━━━━━ Data excerpt

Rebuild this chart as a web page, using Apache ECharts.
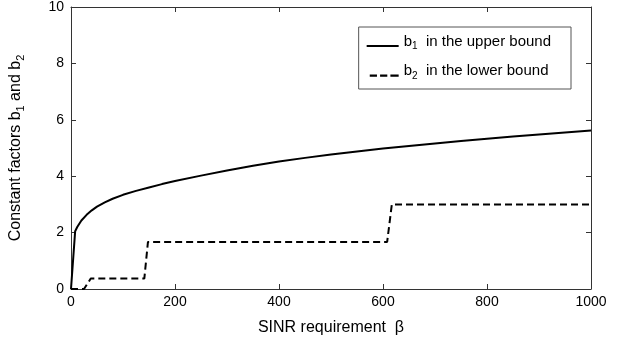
<!DOCTYPE html>
<html><head><meta charset="utf-8">
<script src="https://cdn.jsdelivr.net/npm/echarts@6/dist/echarts.min.js"></script>
<style>html,body{margin:0;padding:0;background:#fff}#c{width:624px;height:346px}</style>
</head><body><div id="c"></div>
<script>
// Upper-bound factor b1
var b1Beta = [0, 8, 12, 20, 30, 40, 50, 65, 80, 100, 125, 150, 175, 200, 250, 300, 350, 400, 450, 500, 550, 600, 650, 700, 750, 800, 850, 900, 950, 1000];
var b1Vals = [0, 2.05, 2.2, 2.43, 2.63, 2.79, 2.92, 3.07, 3.2, 3.34, 3.48, 3.6, 3.72, 3.83, 4.02, 4.2, 4.37, 4.52, 4.65, 4.77, 4.88, 4.98, 5.07, 5.16, 5.25, 5.33, 5.41, 5.48, 5.55, 5.62];
// Lower-bound factor b2 (step function)
var b2Beta = [0, 25, 38, 141, 148, 608, 617, 1000];
var b2Vals = [0, 0, 0.37, 0.37, 1.67, 1.67, 3.0, 3.0];
var xTicks = [0, 200, 400, 600, 800, 1000];
var yTicks = [0, 2, 4, 6, 8, 10];

function pairs(xs, ys){ return xs.map(function(x,i){ return [x, ys[i]]; }); }

var font = 'Liberation Sans, Arial, sans-serif';
var frame = '#333';
var tickCfg = {show:true, inside:true, length:5, lineStyle:{color:frame, width:1}};
var lineCfg = {show:true, onZero:false, lineStyle:{color:frame,width:1}};
var chart = echarts.init(document.getElementById('c'), null, {renderer:'canvas'});
chart.setOption({
  animation:false,
  backgroundColor:'#fff',
  grid:{left:71, top:7, right:33, bottom:57, containLabel:false},
  legend:{
    right: 53, top: 27, orient:'vertical', itemGap:12, itemWidth:32, itemHeight:12,
    padding:[7,20,8,8],
    borderColor:'#555', borderWidth:1, backgroundColor:'#fff',
    data:[
      {name:'b1', icon:'path://M0,0h0.01v0.01h-0.01z M0,9h32v2h-32z'},
      {name:'b2', icon:'path://M0,0h0.01v0.01h-0.01z M3,9h7v2h-7z M13,9h7v2h-7z M23,9h8v2h-8z'}
    ],
    itemStyle:{color:'#000'},
    textStyle:{fontFamily:font, fontSize:15, color:'#000',
      rich:{n:{fontFamily:font,fontSize:15,color:'#000'}, s:{fontFamily:font,fontSize:10,color:'#000',padding:[10,0,0,0]}}},
    formatter:function(n){
      return n==='b1' ? '{n|b}{s|1}{n|  in the upper bound}' : '{n|b}{s|2}{n|  in the lower bound}';
    }
  },
  xAxis:[{
    type:'value', min:0, max:1000, interval:200,
    axisLine:lineCfg, axisTick:tickCfg, splitLine:{show:false},
    axisLabel:{fontFamily:font, fontSize:14, color:'#000', margin:6, formatter:function(v){return String(v);}},
    name:'SINR requirement  β', nameLocation:'middle', nameGap:31,
    nameTextStyle:{fontFamily:font, fontSize:16, color:'#000'}
  },{
    type:'value', min:0, max:1000, interval:200, position:'top',
    axisLine:lineCfg, axisTick:tickCfg, axisLabel:{show:false}, splitLine:{show:false}
  }],
  yAxis:[{
    type:'value', min:0, max:10, interval:2,
    axisLine:lineCfg, axisTick:tickCfg, splitLine:{show:false},
    axisLabel:{fontFamily:font, fontSize:14, color:'#000', margin:7},
    name:'{n|Constant factors b}{s|1}{n| and b}{s|2}', nameLocation:'middle', nameGap:45, nameRotate:90,
    nameTextStyle:{fontFamily:font, fontSize:16, color:'#000',
      rich:{n:{fontFamily:font,fontSize:16,color:'#000'}, s:{fontFamily:font,fontSize:11,color:'#000',padding:[9,0,0,0]}}}
  },{
    type:'value', min:0, max:10, interval:2, position:'right',
    axisLine:lineCfg, axisTick:tickCfg, axisLabel:{show:false}, splitLine:{show:false}
  }],
  series:[{
    name:'b1', type:'line', data:pairs(b1Beta,b1Vals), smooth:false, showSymbol:false, symbol:'none',
    lineStyle:{color:'#000', width:2, type:'solid'}, itemStyle:{color:'#000'}
  },{
    name:'b2', type:'line', data:pairs(b2Beta,b2Vals), showSymbol:false, symbol:'none',
    lineStyle:{color:'#000', width:2, type:[7,4]}, itemStyle:{color:'#000'}
  }]
});
</script></body></html>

━━━━━━━━━━

**Instructions for the task**:
Quote, exactly and only, the lines from the first line of the data above through the line containing "return [x, ys[i]];". The pictures do not belong in it.

**Reply**:
Rebuild this chart as a web page, using Apache ECharts.
<!DOCTYPE html>
<html><head><meta charset="utf-8">
<script src="https://cdn.jsdelivr.net/npm/echarts@6/dist/echarts.min.js"></script>
<style>html,body{margin:0;padding:0;background:#fff}#c{width:624px;height:346px}</style>
</head><body><div id="c"></div>
<script>
// Upper-bound factor b1
var b1Beta = [0, 8, 12, 20, 30, 40, 50, 65, 80, 100, 125, 150, 175, 200, 250, 300, 350, 400, 450, 500, 550, 600, 650, 700, 750, 800, 850, 900, 950, 1000];
var b1Vals = [0, 2.05, 2.2, 2.43, 2.63, 2.79, 2.92, 3.07, 3.2, 3.34, 3.48, 3.6, 3.72, 3.83, 4.02, 4.2, 4.37, 4.52, 4.65, 4.77, 4.88, 4.98, 5.07, 5.16, 5.25, 5.33, 5.41, 5.48, 5.55, 5.62];
// Lower-bound factor b2 (step function)
var b2Beta = [0, 25, 38, 141, 148, 608, 617, 1000];
var b2Vals = [0, 0, 0.37, 0.37, 1.67, 1.67, 3.0, 3.0];
var xTicks = [0, 200, 400, 600, 800, 1000];
var yTicks = [0, 2, 4, 6, 8, 10];

function pairs(xs, ys){ return xs.map(function(x,i){ return [x, ys[i]]; }); }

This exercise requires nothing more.